Exercise objective:
Within the entries below, please return exactly the lines from the one with "What Plotly.js code" through the one with "const py = y => 1 - y / H;", leaving out any pictures.

Some records:
========
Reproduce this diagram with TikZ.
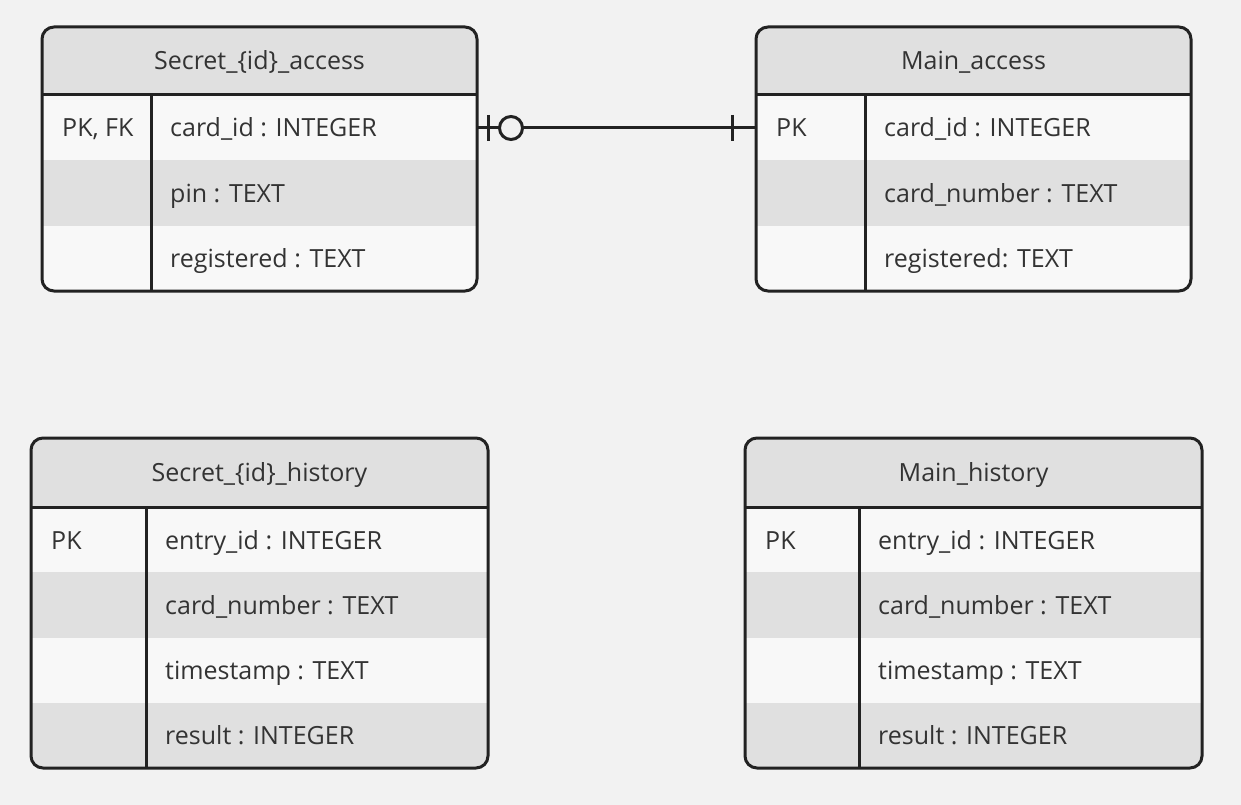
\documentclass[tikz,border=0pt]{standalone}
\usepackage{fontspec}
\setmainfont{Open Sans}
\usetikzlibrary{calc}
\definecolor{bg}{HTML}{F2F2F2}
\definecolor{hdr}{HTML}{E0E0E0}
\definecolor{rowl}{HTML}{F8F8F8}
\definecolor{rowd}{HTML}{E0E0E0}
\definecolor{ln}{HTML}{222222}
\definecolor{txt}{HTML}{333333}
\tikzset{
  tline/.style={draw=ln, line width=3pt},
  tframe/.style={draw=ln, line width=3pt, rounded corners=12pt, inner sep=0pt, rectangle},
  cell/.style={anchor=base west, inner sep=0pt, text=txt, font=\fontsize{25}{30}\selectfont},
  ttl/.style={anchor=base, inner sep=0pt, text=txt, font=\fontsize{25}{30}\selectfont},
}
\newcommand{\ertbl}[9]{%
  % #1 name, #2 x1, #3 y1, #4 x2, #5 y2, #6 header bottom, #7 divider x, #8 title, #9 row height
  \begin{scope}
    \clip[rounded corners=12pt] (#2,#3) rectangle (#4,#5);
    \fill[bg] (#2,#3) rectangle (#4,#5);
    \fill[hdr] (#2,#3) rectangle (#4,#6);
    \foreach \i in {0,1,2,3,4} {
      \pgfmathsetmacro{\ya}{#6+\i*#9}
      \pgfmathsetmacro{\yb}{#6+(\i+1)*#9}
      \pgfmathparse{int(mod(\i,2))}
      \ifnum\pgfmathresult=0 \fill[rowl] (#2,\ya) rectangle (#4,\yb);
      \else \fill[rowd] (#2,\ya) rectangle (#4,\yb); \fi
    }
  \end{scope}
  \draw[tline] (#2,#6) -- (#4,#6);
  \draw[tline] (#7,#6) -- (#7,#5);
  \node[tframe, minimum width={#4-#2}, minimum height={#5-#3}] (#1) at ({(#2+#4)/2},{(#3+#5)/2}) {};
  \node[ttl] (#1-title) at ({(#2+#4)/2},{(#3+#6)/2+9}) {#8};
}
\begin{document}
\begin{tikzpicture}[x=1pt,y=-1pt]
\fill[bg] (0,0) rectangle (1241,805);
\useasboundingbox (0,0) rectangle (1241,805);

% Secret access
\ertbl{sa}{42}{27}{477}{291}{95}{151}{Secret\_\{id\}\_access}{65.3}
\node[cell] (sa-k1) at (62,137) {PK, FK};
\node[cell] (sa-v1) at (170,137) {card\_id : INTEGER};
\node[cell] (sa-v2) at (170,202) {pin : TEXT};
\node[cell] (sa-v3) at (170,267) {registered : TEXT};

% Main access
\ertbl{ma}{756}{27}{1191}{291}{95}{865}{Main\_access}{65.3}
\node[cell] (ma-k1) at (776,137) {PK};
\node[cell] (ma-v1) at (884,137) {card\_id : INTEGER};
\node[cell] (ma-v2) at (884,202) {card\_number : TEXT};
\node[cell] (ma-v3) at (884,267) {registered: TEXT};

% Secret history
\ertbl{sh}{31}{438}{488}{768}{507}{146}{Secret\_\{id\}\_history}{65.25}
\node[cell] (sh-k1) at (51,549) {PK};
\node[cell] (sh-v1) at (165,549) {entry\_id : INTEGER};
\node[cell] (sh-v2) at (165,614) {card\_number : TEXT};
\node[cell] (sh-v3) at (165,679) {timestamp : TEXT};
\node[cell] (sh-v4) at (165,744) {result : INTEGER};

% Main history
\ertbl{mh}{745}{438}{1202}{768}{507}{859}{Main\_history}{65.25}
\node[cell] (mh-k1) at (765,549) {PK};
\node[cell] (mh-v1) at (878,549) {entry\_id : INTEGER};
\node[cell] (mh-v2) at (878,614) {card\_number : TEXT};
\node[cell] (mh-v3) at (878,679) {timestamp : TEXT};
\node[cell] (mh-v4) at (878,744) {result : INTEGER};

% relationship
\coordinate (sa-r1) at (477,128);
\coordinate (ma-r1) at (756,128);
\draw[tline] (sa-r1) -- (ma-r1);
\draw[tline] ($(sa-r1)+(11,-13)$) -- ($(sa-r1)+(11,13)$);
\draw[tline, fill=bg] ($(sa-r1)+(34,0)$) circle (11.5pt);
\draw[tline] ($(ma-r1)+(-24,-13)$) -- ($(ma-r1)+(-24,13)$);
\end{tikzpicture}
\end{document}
========
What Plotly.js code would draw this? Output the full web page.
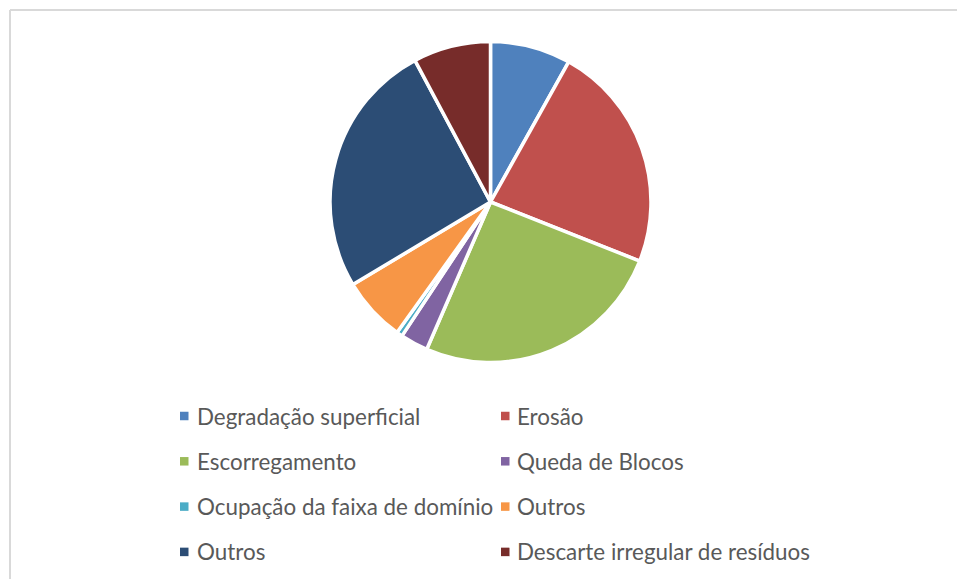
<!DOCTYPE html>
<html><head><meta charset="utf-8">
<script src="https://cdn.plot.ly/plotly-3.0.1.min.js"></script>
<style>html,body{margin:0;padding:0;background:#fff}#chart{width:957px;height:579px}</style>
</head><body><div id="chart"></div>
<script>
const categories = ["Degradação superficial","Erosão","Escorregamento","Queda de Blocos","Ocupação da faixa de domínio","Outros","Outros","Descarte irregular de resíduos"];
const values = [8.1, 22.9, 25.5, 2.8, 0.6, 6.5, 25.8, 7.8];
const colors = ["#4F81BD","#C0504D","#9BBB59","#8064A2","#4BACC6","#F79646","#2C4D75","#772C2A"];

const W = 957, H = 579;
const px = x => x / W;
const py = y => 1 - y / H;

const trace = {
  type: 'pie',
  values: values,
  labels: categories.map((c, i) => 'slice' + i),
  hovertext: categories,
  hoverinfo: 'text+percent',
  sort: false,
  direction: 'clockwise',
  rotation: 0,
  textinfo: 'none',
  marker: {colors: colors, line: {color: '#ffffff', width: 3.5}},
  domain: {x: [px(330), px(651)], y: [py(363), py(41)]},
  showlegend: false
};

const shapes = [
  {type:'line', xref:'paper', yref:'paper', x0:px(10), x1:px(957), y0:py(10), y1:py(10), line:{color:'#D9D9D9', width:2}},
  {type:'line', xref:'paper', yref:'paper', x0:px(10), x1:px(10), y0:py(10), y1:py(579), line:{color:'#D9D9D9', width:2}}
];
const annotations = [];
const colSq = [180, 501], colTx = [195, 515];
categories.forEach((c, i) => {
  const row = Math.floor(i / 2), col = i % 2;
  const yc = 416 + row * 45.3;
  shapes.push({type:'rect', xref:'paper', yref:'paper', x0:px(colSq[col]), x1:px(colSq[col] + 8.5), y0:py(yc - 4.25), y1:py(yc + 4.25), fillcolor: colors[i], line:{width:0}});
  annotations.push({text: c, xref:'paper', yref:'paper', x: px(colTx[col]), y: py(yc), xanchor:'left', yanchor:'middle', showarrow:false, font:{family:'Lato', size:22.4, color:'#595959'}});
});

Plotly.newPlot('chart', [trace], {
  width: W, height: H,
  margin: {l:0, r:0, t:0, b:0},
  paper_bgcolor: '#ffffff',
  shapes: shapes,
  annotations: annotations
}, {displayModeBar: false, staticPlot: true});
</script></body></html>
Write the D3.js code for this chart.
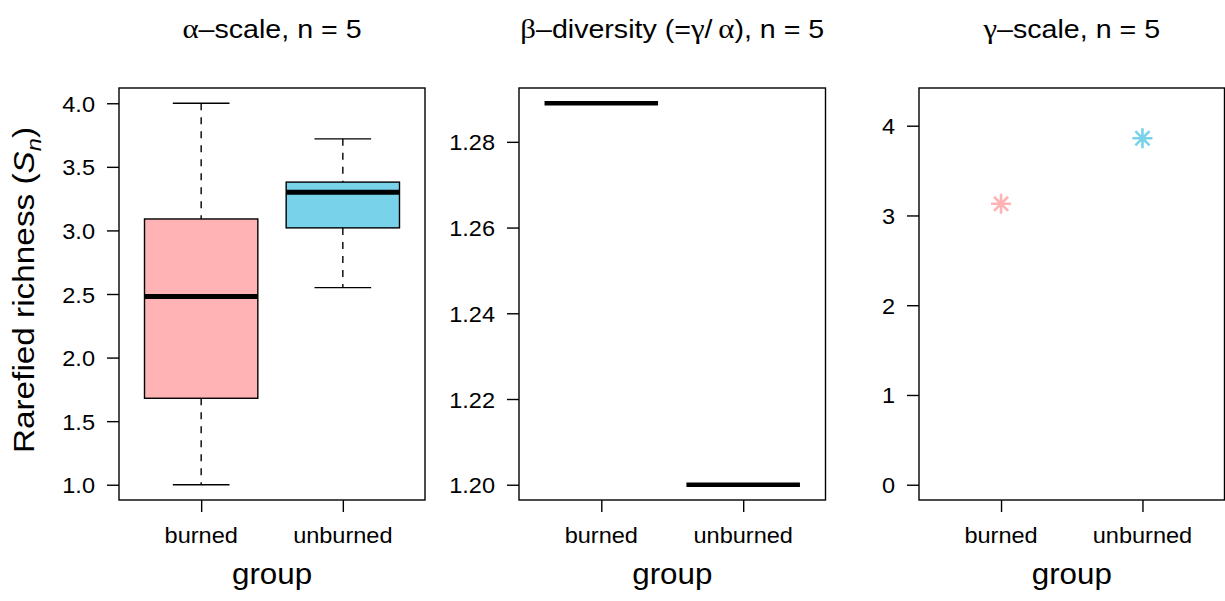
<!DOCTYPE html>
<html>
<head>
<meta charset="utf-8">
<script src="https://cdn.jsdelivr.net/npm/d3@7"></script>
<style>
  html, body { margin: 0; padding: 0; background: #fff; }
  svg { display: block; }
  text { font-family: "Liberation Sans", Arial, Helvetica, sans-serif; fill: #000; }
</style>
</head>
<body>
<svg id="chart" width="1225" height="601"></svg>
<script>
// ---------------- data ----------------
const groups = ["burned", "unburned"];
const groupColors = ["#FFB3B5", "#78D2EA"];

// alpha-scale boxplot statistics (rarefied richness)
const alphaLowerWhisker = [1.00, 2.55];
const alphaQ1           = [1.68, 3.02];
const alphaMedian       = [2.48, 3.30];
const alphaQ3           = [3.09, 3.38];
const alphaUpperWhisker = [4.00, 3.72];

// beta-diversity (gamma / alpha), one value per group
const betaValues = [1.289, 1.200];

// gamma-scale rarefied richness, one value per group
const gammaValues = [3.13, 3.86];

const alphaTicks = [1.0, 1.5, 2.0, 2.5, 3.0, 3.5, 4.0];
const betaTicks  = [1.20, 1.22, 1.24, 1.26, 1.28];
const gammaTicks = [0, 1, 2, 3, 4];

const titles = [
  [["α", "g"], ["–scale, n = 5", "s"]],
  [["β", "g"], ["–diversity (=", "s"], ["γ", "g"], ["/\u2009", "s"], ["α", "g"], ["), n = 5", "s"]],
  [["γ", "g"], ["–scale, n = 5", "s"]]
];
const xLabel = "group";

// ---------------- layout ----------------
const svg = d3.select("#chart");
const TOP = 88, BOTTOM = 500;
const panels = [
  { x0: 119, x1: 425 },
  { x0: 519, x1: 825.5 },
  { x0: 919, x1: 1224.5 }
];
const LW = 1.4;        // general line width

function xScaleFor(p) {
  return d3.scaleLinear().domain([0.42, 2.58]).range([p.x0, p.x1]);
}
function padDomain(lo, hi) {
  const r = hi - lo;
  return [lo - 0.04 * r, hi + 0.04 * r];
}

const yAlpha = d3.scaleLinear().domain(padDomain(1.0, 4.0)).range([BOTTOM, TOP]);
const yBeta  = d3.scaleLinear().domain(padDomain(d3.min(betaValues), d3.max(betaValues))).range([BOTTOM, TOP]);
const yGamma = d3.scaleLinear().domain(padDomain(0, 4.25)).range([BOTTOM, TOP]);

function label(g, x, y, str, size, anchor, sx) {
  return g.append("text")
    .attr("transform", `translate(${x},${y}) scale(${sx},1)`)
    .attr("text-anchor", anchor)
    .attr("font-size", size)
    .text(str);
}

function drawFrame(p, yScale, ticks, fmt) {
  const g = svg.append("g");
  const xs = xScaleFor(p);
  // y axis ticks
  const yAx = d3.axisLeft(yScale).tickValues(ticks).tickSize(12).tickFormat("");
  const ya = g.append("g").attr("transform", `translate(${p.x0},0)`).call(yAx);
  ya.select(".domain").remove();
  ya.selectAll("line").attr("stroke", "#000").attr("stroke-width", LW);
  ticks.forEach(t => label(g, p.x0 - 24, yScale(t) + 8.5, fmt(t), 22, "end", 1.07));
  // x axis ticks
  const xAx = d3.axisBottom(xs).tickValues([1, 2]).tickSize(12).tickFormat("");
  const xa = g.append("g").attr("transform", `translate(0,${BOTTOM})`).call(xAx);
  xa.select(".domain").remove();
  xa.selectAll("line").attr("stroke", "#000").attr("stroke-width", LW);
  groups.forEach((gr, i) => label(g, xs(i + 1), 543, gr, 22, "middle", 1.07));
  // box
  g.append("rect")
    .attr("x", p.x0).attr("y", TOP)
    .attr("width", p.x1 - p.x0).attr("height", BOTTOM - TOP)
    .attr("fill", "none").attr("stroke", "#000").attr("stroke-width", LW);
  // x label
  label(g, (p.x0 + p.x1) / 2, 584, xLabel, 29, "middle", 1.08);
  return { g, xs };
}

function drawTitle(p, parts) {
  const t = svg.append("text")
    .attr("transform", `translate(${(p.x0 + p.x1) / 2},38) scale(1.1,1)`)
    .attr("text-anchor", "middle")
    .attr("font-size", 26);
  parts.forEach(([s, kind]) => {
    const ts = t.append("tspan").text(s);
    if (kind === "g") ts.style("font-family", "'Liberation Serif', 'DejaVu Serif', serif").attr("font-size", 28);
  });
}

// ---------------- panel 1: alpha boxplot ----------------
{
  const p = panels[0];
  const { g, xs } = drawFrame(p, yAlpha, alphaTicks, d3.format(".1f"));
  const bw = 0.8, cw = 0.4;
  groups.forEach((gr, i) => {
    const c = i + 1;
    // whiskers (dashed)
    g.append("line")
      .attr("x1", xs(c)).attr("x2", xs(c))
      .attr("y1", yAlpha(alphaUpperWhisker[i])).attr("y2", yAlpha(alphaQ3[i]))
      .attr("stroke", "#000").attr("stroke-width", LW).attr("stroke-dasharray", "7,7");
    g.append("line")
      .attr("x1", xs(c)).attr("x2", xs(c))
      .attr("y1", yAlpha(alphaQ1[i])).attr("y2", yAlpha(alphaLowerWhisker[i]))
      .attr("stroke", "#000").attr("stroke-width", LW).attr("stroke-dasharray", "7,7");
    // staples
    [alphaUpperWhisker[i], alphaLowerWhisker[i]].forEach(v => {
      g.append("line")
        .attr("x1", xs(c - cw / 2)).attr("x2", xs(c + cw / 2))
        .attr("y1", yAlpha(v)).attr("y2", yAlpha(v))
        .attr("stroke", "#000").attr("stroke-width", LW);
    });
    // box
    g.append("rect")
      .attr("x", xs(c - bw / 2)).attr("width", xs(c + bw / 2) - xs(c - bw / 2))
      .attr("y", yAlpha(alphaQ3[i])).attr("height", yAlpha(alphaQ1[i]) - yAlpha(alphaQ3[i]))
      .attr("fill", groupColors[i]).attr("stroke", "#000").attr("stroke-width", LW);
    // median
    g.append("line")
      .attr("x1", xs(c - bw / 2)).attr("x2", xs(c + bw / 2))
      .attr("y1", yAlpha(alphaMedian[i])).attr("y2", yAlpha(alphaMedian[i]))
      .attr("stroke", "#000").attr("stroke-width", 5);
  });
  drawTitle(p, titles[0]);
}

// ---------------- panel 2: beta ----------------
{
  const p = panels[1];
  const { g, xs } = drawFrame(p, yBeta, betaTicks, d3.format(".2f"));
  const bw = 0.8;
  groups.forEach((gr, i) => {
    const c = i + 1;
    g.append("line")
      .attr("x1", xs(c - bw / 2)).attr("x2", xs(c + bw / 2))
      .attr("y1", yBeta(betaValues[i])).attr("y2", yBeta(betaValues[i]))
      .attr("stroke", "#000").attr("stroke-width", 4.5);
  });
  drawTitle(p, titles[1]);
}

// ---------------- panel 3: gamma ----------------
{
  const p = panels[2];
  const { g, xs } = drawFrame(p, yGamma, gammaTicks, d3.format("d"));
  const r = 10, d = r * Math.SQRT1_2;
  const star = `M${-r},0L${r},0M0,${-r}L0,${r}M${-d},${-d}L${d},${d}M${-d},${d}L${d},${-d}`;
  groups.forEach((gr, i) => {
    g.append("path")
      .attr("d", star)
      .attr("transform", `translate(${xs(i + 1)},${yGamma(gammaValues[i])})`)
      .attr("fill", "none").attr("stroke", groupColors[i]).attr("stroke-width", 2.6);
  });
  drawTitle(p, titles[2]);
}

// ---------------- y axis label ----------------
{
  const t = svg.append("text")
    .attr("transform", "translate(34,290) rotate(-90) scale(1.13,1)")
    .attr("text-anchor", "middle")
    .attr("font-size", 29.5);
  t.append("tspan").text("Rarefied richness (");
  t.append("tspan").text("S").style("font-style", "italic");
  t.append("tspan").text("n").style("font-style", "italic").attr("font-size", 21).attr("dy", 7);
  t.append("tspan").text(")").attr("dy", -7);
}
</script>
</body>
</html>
========
Answer to the problem:
What Plotly.js code would draw this? Output the full web page.
<!DOCTYPE html>
<html><head><meta charset="utf-8">
<script src="https://cdn.plot.ly/plotly-3.0.1.min.js"></script>
<style>html,body{margin:0;padding:0;background:#fff}#chart{width:957px;height:579px}</style>
</head><body><div id="chart"></div>
<script>
const categories = ["Degradação superficial","Erosão","Escorregamento","Queda de Blocos","Ocupação da faixa de domínio","Outros","Outros","Descarte irregular de resíduos"];
const values = [8.1, 22.9, 25.5, 2.8, 0.6, 6.5, 25.8, 7.8];
const colors = ["#4F81BD","#C0504D","#9BBB59","#8064A2","#4BACC6","#F79646","#2C4D75","#772C2A"];

const W = 957, H = 579;
const px = x => x / W;
const py = y => 1 - y / H;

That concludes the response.